At age 10, play evolves:

  • It becomes rule-based (board games, strategy games).

  • It involves goal-oriented tasks (complex building projects, coding, robotics).

  • It becomes a way to express identity and experiment with new roles.

This is not immature behavior. It’s developmentally appropriate engagement that supports real thinking skills.

The Developmental Bridge of Age 10

Rather than being an endpoint, age 10 serves as a bridge. Children start showing:

Growing Logical Skills

At this stage, children begin processing multi-step instructions, understanding cause and effect, and following structured tasks. This is why activities that look like play, but involve building, designing, or systematic problem solving, can help prepare them for real-world thinking. These sorts of experiences build neural pathways that connect physical action with logical reflection.

Intact Emotional Dependence

Even though many 10-year-olds crave independence, they still need emotional connection and reassurance. They are developing empathy, sensitivity to fairness, and more nuanced emotional understanding, but these skills are still work in progress.

Expecting emotional maturity comparable to a teen or adult at this age is mismatched with how the brain grows.

Reframing “Maturity” for 10-Year-Olds

If maturity isn’t about giving up toys or play, what is it?

Here’s a list of behaviors that are true markers of growth at this age:

  • Persistence when a challenge gets hard

  • Willingness to try again after failure

  • Clear focus on a task for extended periods

  • Curiosity about how things work

  • Creative problem solving

These indicators show that the child is actively learnin, not just behaving.

Where Hands-On Learning Fits Naturally

In our own home, we noticed something interesting: when our child engaged in building projects, their confidence and focus improved. The process of figuring out mechanical systems, troubleshooting mistakes, and adjusting designs didn’t just entertain them, it helped them internalize skills like patience, planning, and persistence.

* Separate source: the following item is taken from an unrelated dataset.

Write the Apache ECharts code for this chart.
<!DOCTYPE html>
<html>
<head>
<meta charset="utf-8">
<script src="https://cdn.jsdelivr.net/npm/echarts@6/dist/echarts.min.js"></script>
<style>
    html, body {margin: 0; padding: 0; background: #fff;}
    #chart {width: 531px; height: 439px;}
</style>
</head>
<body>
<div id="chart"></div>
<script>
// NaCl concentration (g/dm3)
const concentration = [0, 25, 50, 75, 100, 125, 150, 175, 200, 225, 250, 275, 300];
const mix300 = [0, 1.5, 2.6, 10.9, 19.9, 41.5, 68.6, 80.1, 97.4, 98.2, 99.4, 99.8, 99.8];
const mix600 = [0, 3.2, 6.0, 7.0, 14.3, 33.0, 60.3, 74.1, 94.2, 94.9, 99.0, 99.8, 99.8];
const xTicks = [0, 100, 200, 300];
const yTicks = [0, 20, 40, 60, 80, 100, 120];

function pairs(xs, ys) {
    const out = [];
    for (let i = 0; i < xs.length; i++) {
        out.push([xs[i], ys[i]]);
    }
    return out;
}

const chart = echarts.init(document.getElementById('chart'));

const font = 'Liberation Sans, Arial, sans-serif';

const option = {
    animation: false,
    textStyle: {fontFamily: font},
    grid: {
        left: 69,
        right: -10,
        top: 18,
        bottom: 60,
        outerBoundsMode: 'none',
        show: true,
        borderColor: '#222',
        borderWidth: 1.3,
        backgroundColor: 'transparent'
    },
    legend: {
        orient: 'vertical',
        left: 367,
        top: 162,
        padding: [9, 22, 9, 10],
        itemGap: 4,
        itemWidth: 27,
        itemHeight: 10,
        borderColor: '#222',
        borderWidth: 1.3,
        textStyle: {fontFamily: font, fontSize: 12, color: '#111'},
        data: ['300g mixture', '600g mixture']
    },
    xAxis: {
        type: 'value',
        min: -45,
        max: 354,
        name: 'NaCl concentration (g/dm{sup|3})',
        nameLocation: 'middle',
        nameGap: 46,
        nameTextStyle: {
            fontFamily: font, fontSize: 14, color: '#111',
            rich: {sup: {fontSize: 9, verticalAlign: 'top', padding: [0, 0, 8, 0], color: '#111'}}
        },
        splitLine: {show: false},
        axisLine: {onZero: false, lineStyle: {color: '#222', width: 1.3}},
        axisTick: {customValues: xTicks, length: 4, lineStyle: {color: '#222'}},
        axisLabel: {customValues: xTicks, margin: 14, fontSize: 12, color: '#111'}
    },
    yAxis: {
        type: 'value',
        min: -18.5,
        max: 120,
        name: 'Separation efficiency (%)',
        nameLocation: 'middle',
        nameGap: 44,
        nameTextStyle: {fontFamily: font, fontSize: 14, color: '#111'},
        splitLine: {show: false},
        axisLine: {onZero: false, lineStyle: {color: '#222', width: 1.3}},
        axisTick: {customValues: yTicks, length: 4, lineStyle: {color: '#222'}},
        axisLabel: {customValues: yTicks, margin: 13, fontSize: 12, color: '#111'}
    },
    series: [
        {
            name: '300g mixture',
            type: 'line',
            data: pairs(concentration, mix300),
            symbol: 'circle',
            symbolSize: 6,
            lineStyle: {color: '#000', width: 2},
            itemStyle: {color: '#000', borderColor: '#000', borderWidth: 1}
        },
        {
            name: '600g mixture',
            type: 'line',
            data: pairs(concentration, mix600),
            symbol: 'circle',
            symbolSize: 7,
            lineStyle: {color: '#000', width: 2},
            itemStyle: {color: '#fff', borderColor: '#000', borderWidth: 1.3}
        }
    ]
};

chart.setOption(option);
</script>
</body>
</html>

This is where products that blend hands-on construction with logical systems fit in naturally. For example, sillbird building kits and STEM toys that:

  • Require step-by-step planning

  • Encourage iteration and revision

  • Tie physical actions to problem solving

Can extend the value of play into real developmental benefit without feeling like schoolwork.

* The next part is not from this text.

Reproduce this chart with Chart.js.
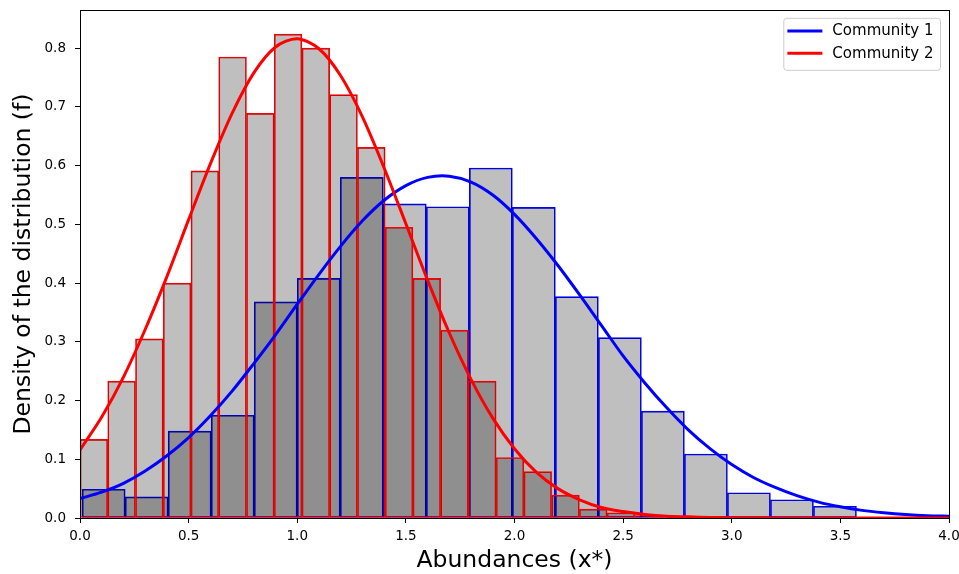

By meeting children where they are, these activities support their natural curiosity and let them own their learning.

A Balanced Approach: Screens + Real-World Play

We also live in a digital age, and screens aren’t inherently bad. When used thoughtfully, digital tools can complement physical play, for instance, apps that help kids design a concept and then build it with physical components.

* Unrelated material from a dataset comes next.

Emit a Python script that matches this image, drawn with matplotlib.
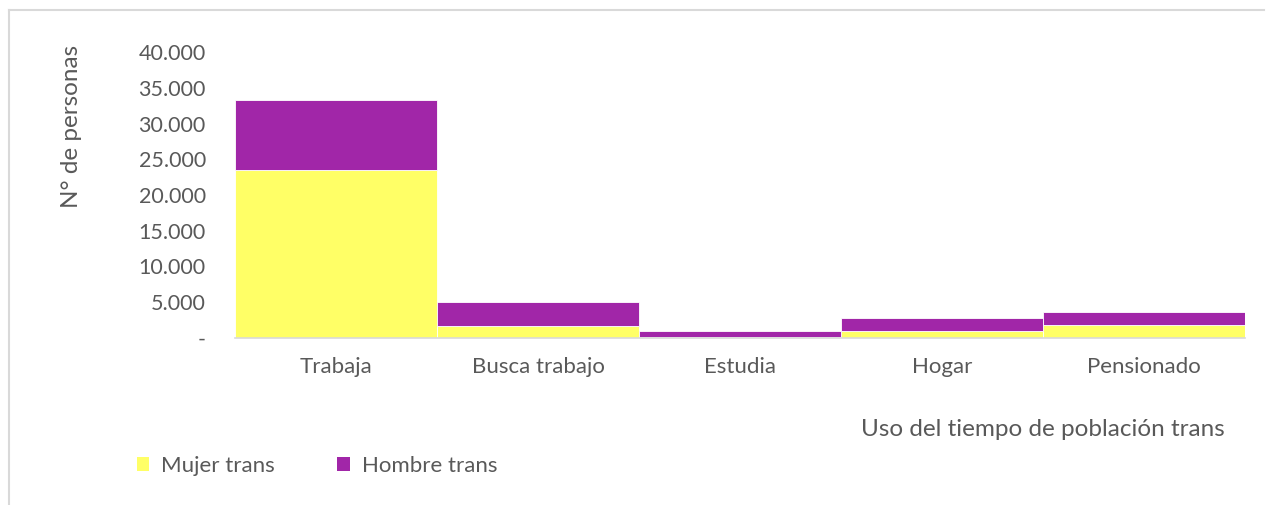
import matplotlib.pyplot as plt
from matplotlib.lines import Line2D
from matplotlib.patches import Patch

plt.rcParams['font.family'] = ['Lato', 'DejaVu Sans']

# --- data ---
categorias = ["Trabaja", "Busca trabajo", "Estudia", "Hogar", "Pensionado"]
mujer_trans = [23500, 1700, 80, 1000, 1800]
hombre_trans = [9800, 3350, 950, 1800, 1850]
yticks = list(range(0, 40001, 5000))

AMARILLO = "#FFFF66"
MORADO = "#A126A8"
GRIS = "#595959"

fig = plt.figure(figsize=(12.66, 5.05), dpi=100)
W, H = 1266, 505
ax = fig.add_axes([235 / W, (H - 338) / H, (1245 - 235) / W, (338 - 52) / H])

x = range(len(categorias))
ax.bar(x, mujer_trans, width=1.0, color=AMARILLO, edgecolor="white", linewidth=0.6)
ax.bar(x, hombre_trans, bottom=mujer_trans, width=1.0, color=MORADO,
       edgecolor="white", linewidth=0.6)

ax.set_xlim(-0.5, len(categorias) - 0.5)
ax.set_ylim(0, 40000)
ax.set_yticks(yticks)
ax.set_yticklabels(["-"] + [f"{v:,}".replace(",", ".") for v in yticks[1:]])
ax.set_xticks(list(x))
ax.set_xticklabels(categorias)
ax.tick_params(axis="both", length=0, colors=GRIS)
ax.tick_params(axis="x", pad=14, labelsize=16)
ax.tick_params(axis="y", pad=21, labelsize=15.5)

for s in ["top", "right", "left"]:
    ax.spines[s].set_visible(False)
ax.spines["bottom"].set_color("#D9D9D9")
ax.spines["bottom"].set_linewidth(1.2)

fig.text(71 / W, 1 - 126 / H, "N° de personas", rotation=90, ha="center",
         va="center", fontsize=17.5, color=GRIS)
fig.text(1225 / W, 1 - 429 / H, "Uso del tiempo de población trans", ha="right",
         va="center", fontsize=17.5, color=GRIS)

handles = [Patch(facecolor=AMARILLO, label="Mujer trans"),
           Patch(facecolor=MORADO, label="Hombre trans")]
fig.legend(handles=handles, loc="center left", bbox_to_anchor=(117 / W, 1 - 466 / H),
           ncol=2, frameon=False, fontsize=16, labelcolor=GRIS, handlelength=0.55,
           handleheight=0.55, handletextpad=0.55, columnspacing=2.8)

# chart area border (light gray)
fig.add_artist(Line2D([8.5 / W, 8.5 / W], [0, 1 - 10 / H], color="#D9D9D9", lw=1.5))
fig.add_artist(Line2D([8.5 / W, 1264 / W], [1 - 10 / H, 1 - 10 / H], color="#D9D9D9", lw=1.5))

fig.savefig("out.png", dpi=100)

Balance matters. Too much passive screen time can replace opportunities to build, think, and interact with the real world. But combining digital curiosity with hands-on projects can yield powerful learning moments.

What Parents Can Do Right Now

Here are practical ways to support your child’s growth at age 10 without undermining play:

  • Offer choices. Let them lead with what they want to explore.

  • Protect play. Prioritize hands-on, open-ended activities.

  • Encourage effort over outcome. Praise persistence and creativity.

  • Stay engaged. Conversations, shared challenges, and curiosity help scaffold development.

These practices help children feel supported while still encouraging independence.

So Is Age 10 “Growing Up”?

Not exactly. Ten isn’t a switch that flips from childhood to adulthood. Instead, it’s a period of rapid development, where play, exploration, emotional growth, and logical skills intersect. Children at this age aren’t just “still kids”, they’re kids doing real work through play.

When understood and supported, is exactly how they grow into capable, curious, thoughtful young people.